Tagué: ferme japonaise
Dans la maison de Madame M
Voici quelques photos de la maison de la voisine que nous avons achetée cette semaine.
Mais vous savez, on est par ce que l’on fait.
On n’est pas par ce que l’on a.
Au fruit on connaît l’arbre. Matthieu 12-33
Voila un truc qui nous imprègne depuis notre installation à la campagne. En ville, je pensais plutôt être par ce que j’avais.
Avoir une maison en plus n’est pas donc vraiment significatif. C’est ce que nous allons en faire qui est important (à la rigueur).
Ceci dit; cette maison étant ancienne porte un message, et nous informe sur la vie dans le village d’il y a cinquante ou soixante ans. Voilà une chose qui nous intéresse.
La maison, et devant, le hangar à deux niveaux.
On pourrait s’asseoir sur le muret de pierres, siroter un ouiski en se trempant les pieds dans la rivière.
Pour le plan. C’est quasi identique à celui de notre maison. C’est plus petit, la cuisine est rikiki; et il n’y a plus d’engawa mais la structure logique est en tous points identique.

plan d une ferme japonaise traditionnelle
L’entrée, ou doma. Le plancher de la maison est surélevé. Par sur la photo, mais le doma est à hauteur du sol et ici recouvert de carrelage. Originellement ça devait être de la terre battue.
Dans l’entrée; des autocollants rappelant de contacter la police en cas de visite d’arnaqueurs. Il y a beaucoup de petits filous qui essaient de profiter de la crédulité de personnes seules et âgées. Moi quand j’en vois de ces filous, je leur montre ma tronçonneuse.
De l’entrée; sur la gauche. Au fond, le tokonoma avec la calligraphie. A la droite de celui-ci il y avait le butsudan ou autel aux ancêtres.
Notez la porte sur la gauche, elle ne donne sur rien mais indique l’existence autrefois du engawa.
On voit les quatre pièces de tatami adjacentes les unes aux autres; formant le caractère de la rizière, 田
Faisons marche arrière et allons voir la cuisine. Qui est face au doma. Difficile de faire plus simple pour la cuisine mais dans la version originale de la maison, la cuisine était sans doute en terre battue, avec un petit foyer que l’on nomme okudo san.
La cuisine donne sur deux pièces de tatami.
A côté de la cuisine ce signe rappelle de faire attention au feu. J’ai vu ce même signe dans une autre maison dans le village, lors de travaux. Il a donc dû être distribué à tout le monde, à une époque.
Les colonnes sont en marronnier. Celle-ci est plus conséquente que les autres. Située au centre de la maison on la nomme la kokubashira ou colonne noire.

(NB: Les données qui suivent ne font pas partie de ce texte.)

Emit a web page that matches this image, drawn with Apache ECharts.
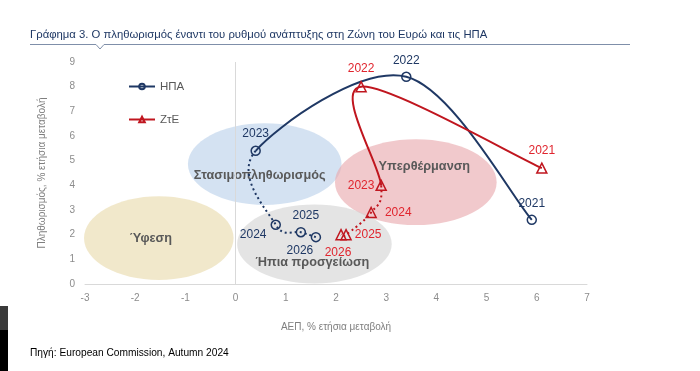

La classe. Les murs sont en torchis et recouverts d’enduit. (shikkui).
Faut être un bon charpentier, pour utiliser des poutres courbées comme celle-ci. D’un point de vue esthétique je trouve que celà apporte une dynamique inattendue; dans une pièce où tout est droit.

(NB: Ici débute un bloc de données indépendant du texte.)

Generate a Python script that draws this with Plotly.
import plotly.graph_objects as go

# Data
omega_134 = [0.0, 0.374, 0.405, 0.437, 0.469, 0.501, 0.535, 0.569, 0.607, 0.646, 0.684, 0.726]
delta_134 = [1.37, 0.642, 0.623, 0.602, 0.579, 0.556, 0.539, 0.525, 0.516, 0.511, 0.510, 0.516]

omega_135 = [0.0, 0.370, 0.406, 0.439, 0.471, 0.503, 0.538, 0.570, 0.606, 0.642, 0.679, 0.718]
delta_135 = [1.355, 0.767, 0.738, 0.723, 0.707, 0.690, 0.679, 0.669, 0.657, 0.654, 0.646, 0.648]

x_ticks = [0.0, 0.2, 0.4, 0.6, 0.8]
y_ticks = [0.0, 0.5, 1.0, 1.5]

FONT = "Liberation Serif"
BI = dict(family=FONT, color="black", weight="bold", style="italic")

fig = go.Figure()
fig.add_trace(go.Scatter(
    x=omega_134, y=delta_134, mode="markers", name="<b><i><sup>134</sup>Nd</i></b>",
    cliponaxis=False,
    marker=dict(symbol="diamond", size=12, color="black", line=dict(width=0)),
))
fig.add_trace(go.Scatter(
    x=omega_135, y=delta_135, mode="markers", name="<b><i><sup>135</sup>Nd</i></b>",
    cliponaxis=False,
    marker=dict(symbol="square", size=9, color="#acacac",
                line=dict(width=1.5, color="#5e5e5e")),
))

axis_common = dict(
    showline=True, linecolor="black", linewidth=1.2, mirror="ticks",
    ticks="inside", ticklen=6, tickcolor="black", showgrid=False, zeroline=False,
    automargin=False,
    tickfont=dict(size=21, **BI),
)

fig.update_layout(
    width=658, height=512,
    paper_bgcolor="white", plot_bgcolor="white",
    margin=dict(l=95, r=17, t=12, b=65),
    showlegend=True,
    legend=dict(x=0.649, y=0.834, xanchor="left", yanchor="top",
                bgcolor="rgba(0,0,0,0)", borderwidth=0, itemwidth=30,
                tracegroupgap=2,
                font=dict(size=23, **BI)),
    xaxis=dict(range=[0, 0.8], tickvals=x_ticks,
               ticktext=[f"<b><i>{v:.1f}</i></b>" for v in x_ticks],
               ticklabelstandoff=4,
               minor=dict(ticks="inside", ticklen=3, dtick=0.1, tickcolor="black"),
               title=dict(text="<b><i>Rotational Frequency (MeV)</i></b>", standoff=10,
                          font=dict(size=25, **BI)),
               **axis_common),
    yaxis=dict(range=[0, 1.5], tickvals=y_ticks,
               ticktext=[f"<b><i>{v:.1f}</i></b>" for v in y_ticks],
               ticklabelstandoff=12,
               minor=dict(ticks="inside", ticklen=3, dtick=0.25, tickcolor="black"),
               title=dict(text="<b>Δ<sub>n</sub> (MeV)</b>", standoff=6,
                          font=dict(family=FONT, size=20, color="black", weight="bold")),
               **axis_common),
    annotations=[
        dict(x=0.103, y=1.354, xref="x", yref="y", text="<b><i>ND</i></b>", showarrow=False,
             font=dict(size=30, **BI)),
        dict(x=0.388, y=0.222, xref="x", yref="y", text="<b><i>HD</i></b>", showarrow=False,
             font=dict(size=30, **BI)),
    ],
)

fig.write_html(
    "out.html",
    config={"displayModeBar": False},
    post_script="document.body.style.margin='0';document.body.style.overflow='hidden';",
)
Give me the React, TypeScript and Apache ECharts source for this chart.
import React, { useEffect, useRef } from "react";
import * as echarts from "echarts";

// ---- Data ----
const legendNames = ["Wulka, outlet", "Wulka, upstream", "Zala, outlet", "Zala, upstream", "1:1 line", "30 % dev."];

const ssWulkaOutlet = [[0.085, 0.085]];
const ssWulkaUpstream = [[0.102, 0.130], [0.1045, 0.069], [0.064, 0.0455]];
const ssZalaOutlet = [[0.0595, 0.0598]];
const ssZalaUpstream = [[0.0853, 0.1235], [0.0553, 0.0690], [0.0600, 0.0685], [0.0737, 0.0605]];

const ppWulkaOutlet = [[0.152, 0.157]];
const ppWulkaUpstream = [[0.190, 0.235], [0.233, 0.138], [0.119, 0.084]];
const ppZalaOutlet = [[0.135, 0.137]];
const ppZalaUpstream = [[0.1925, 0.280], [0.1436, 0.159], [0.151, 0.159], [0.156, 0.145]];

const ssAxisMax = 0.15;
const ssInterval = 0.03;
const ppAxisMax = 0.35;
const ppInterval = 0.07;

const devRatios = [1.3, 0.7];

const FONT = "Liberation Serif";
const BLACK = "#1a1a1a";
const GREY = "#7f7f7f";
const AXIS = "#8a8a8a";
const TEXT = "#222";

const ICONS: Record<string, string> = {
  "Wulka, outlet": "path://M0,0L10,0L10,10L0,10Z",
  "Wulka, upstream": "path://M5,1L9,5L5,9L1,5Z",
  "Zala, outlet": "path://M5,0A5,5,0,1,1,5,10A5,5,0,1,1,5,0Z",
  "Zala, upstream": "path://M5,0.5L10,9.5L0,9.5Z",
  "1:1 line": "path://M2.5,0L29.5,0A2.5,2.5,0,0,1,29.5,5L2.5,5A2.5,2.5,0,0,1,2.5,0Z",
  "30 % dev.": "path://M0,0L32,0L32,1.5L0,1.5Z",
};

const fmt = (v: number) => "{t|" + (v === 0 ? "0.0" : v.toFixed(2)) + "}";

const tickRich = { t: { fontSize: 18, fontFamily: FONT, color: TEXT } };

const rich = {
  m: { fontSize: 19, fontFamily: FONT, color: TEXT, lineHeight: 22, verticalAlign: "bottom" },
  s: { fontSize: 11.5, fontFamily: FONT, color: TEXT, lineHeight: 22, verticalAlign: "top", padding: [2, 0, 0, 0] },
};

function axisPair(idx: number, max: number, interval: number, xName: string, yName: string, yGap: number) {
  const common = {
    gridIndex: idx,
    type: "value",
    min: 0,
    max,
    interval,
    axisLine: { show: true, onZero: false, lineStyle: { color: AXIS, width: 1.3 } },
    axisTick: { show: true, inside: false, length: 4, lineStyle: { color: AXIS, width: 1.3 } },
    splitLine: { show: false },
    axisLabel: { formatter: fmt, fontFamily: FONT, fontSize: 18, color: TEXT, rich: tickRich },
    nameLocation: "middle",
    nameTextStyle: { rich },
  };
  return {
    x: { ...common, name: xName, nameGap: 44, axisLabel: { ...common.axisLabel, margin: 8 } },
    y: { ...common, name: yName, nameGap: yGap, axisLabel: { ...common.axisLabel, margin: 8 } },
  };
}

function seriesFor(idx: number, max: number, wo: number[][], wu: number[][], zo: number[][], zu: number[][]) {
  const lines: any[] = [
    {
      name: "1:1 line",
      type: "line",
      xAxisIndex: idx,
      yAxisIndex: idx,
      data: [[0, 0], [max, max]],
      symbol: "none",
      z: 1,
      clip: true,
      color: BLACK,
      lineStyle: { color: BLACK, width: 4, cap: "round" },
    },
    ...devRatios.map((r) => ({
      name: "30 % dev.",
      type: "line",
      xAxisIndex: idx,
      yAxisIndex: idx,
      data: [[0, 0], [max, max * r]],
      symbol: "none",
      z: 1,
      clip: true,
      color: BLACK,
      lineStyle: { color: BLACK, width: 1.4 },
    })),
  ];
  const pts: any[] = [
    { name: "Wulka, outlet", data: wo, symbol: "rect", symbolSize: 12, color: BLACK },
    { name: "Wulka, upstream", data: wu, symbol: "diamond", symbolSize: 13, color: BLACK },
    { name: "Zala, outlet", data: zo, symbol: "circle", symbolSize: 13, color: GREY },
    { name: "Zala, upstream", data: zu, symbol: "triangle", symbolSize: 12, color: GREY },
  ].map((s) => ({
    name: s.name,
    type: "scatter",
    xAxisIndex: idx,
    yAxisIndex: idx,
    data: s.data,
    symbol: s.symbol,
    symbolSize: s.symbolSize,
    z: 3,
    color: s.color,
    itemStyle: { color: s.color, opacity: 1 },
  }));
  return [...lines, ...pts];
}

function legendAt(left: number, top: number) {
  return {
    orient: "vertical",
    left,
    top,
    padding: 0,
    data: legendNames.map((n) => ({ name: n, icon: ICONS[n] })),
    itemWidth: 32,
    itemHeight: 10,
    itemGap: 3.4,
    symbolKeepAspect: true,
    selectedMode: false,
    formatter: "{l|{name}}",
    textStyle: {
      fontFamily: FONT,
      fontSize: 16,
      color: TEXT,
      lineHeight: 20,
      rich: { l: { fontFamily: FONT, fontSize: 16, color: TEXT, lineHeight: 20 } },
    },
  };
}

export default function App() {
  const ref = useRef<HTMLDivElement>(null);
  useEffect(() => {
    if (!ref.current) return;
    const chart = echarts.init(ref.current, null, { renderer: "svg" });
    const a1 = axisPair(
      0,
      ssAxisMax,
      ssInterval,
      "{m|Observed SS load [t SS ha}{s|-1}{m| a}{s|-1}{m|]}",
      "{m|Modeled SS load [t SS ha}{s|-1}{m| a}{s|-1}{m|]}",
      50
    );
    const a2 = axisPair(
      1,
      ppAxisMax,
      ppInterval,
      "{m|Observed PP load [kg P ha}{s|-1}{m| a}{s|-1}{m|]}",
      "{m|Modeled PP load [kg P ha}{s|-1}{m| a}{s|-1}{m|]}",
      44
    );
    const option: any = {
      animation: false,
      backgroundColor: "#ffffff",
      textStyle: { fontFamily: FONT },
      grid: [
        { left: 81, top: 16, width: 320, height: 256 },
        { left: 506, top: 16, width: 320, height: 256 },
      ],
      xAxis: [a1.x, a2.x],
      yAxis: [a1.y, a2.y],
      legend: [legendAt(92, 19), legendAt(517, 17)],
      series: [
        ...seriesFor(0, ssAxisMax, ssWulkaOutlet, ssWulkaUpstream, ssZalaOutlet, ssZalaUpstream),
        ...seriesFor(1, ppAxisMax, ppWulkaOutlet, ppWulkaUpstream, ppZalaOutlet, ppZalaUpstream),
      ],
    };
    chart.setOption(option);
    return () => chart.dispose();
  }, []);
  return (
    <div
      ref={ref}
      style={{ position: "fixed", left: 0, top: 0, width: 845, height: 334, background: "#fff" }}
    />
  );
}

Les cloisons coulissantes sont décorées, mais ça c’est plutôt standard.
Vue du tokonoma. Nous avons demandé à laisser quelques affaires, comme machine à coudre, instrument de musique, de thé, et calligraphie.
Si on se retourne on voit une autre pièce, et l’entrée du début.
Il faudra refaire l’électricité.
Quel beau projet ! (My hero)
Une belle rencontre faite la semaine dernière.
Je faisais un grand tour en vélo. J’avais remarqué cette belle ferme avec son toit de chaume (recouvert de tôles comme il est d’usage). J’étais un peu inquiet, il y avait des travaux, on démolissait une maison attenante.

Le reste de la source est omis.